[Rows from a dataset of charts and code]
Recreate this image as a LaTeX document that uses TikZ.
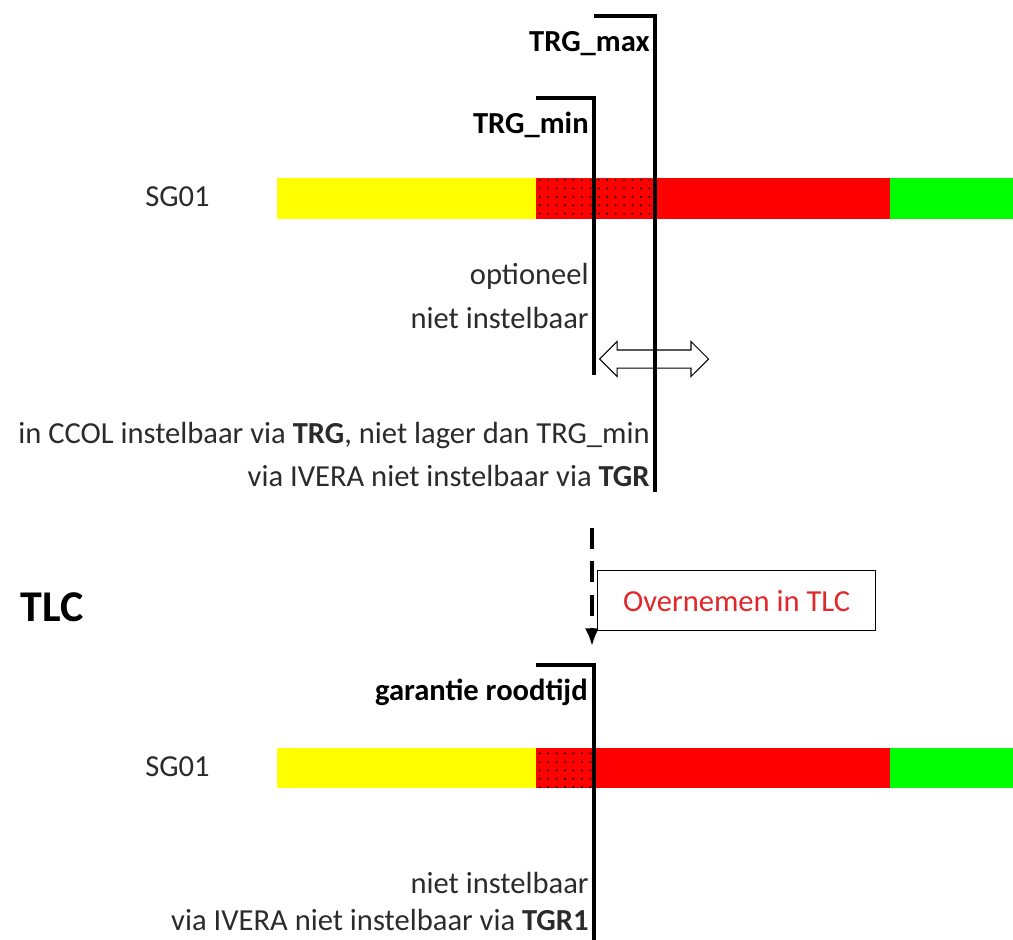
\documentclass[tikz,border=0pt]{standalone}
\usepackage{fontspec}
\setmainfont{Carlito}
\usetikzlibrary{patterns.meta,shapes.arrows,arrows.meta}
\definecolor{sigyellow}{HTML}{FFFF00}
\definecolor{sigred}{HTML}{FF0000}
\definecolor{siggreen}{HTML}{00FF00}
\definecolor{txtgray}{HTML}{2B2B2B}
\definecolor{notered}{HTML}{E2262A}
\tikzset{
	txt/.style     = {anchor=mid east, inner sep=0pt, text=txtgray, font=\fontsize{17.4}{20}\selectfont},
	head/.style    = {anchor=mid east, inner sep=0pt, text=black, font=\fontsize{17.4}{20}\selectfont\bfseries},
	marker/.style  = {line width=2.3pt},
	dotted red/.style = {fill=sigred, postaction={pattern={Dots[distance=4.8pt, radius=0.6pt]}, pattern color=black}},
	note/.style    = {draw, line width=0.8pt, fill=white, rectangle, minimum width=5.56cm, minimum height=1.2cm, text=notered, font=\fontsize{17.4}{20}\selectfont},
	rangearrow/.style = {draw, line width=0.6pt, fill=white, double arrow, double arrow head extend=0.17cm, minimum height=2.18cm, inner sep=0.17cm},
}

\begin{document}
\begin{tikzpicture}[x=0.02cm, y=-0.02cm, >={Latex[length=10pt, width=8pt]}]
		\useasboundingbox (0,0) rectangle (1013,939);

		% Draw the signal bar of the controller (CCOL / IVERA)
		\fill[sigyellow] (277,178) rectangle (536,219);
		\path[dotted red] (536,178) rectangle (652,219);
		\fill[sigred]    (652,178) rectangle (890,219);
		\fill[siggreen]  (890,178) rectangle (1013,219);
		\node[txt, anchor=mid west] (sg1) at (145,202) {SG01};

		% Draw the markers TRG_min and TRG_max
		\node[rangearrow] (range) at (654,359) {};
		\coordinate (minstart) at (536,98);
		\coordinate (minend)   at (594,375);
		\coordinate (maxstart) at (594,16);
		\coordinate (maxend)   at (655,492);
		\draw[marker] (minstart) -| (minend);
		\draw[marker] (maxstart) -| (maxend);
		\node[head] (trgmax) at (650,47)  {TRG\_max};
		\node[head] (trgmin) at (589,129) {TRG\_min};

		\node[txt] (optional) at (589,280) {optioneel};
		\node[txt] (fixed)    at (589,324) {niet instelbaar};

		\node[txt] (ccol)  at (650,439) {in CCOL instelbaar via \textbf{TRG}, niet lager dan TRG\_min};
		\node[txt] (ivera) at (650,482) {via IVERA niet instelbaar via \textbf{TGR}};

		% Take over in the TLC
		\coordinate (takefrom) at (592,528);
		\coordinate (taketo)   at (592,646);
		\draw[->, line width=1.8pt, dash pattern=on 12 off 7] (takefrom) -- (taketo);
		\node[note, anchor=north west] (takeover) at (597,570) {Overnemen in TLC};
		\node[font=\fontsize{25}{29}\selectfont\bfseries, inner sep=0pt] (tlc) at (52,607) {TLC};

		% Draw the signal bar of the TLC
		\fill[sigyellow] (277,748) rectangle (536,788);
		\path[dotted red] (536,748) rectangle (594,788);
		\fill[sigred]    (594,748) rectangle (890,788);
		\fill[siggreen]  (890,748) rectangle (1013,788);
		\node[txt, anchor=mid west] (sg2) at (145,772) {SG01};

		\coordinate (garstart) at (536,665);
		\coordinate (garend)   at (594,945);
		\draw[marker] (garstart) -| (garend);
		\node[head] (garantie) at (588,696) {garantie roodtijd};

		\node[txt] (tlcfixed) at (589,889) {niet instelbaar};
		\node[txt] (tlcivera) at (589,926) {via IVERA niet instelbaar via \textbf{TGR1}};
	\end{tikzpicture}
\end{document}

---

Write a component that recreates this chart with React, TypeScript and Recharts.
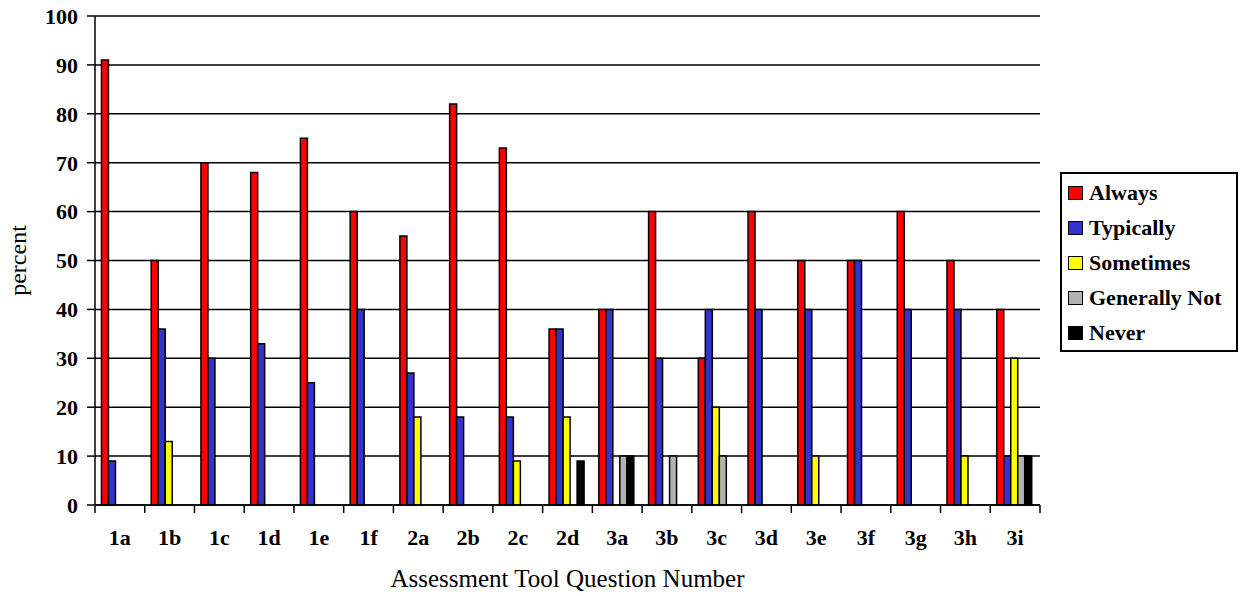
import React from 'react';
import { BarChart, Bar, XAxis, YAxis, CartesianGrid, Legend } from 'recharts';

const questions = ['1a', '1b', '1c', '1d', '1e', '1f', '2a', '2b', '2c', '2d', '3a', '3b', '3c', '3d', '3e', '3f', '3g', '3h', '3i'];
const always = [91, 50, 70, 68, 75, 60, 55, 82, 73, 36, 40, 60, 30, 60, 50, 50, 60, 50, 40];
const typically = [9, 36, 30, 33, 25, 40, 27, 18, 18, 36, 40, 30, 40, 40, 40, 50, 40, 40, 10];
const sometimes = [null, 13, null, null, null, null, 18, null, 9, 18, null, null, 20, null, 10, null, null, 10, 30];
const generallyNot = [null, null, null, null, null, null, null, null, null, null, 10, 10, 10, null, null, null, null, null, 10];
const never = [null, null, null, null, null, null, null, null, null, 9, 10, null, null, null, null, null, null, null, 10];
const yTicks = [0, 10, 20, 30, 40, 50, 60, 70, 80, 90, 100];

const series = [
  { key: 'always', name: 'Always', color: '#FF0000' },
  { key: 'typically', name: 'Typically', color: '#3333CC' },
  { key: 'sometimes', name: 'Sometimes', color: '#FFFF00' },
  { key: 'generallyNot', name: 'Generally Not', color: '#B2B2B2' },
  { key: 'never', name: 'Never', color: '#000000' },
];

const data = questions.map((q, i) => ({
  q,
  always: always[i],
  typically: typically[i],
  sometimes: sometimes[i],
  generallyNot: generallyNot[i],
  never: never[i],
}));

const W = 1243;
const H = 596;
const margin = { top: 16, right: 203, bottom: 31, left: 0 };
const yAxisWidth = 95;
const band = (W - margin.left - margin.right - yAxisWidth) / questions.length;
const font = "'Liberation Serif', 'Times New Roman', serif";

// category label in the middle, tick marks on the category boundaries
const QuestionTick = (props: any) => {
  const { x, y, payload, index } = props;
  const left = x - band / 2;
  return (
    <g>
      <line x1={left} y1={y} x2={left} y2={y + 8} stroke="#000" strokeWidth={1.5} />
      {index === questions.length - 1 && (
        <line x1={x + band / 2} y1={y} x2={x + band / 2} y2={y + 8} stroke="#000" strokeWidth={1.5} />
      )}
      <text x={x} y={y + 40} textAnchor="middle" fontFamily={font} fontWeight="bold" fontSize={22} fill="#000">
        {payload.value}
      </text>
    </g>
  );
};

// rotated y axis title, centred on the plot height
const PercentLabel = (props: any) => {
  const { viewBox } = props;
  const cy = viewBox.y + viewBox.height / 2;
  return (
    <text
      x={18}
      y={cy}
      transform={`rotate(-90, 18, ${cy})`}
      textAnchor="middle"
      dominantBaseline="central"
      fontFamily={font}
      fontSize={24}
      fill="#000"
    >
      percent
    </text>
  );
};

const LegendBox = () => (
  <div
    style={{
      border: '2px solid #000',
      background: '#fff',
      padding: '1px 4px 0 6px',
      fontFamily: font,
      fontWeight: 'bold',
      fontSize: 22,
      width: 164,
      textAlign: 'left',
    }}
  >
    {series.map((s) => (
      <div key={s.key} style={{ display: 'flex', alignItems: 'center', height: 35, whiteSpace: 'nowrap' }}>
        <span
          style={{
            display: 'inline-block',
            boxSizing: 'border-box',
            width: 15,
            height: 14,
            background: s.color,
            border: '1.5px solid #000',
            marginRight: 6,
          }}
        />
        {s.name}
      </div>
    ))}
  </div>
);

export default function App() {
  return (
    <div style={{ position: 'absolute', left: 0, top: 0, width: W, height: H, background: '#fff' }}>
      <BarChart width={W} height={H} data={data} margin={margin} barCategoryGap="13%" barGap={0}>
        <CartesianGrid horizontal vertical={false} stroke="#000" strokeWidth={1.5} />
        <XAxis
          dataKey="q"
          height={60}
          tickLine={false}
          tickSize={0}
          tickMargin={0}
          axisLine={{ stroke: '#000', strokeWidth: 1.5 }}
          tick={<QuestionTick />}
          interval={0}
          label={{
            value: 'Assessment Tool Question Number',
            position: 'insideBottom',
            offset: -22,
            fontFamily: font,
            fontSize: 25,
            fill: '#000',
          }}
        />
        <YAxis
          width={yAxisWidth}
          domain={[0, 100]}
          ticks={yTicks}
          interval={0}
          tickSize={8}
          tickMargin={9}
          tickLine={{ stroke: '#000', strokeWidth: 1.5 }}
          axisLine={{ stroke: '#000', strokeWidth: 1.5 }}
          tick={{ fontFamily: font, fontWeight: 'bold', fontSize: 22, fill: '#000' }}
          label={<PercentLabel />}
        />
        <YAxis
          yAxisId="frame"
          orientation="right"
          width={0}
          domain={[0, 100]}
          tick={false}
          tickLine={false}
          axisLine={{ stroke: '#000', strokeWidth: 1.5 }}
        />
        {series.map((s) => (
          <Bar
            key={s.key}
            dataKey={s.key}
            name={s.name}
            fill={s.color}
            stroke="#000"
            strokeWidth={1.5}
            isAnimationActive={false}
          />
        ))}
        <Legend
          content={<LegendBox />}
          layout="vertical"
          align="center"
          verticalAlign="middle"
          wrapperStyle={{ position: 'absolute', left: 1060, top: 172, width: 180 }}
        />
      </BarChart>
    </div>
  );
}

EXERCISE REQUIREMENTS. Repeat, with no pictures, exactly the lines from the one containing "Write a component" through the one containing "Serif', 'Times New", the first and last included.

WRITTEN RESPONSE.
Write a component that recreates this chart with React, TypeScript and Recharts.
import React from 'react';
import { BarChart, Bar, XAxis, YAxis, CartesianGrid, Legend } from 'recharts';

const questions = ['1a', '1b', '1c', '1d', '1e', '1f', '2a', '2b', '2c', '2d', '3a', '3b', '3c', '3d', '3e', '3f', '3g', '3h', '3i'];
const always = [91, 50, 70, 68, 75, 60, 55, 82, 73, 36, 40, 60, 30, 60, 50, 50, 60, 50, 40];
const typically = [9, 36, 30, 33, 25, 40, 27, 18, 18, 36, 40, 30, 40, 40, 40, 50, 40, 40, 10];
const sometimes = [null, 13, null, null, null, null, 18, null, 9, 18, null, null, 20, null, 10, null, null, 10, 30];
const generallyNot = [null, null, null, null, null, null, null, null, null, null, 10, 10, 10, null, null, null, null, null, 10];
const never = [null, null, null, null, null, null, null, null, null, 9, 10, null, null, null, null, null, null, null, 10];
const yTicks = [0, 10, 20, 30, 40, 50, 60, 70, 80, 90, 100];

const series = [
  { key: 'always', name: 'Always', color: '#FF0000' },
  { key: 'typically', name: 'Typically', color: '#3333CC' },
  { key: 'sometimes', name: 'Sometimes', color: '#FFFF00' },
  { key: 'generallyNot', name: 'Generally Not', color: '#B2B2B2' },
  { key: 'never', name: 'Never', color: '#000000' },
];

const data = questions.map((q, i) => ({
  q,
  always: always[i],
  typically: typically[i],
  sometimes: sometimes[i],
  generallyNot: generallyNot[i],
  never: never[i],
}));

const W = 1243;
const H = 596;
const margin = { top: 16, right: 203, bottom: 31, left: 0 };
const yAxisWidth = 95;
const band = (W - margin.left - margin.right - yAxisWidth) / questions.length;
const font = "'Liberation Serif', 'Times New Roman', serif";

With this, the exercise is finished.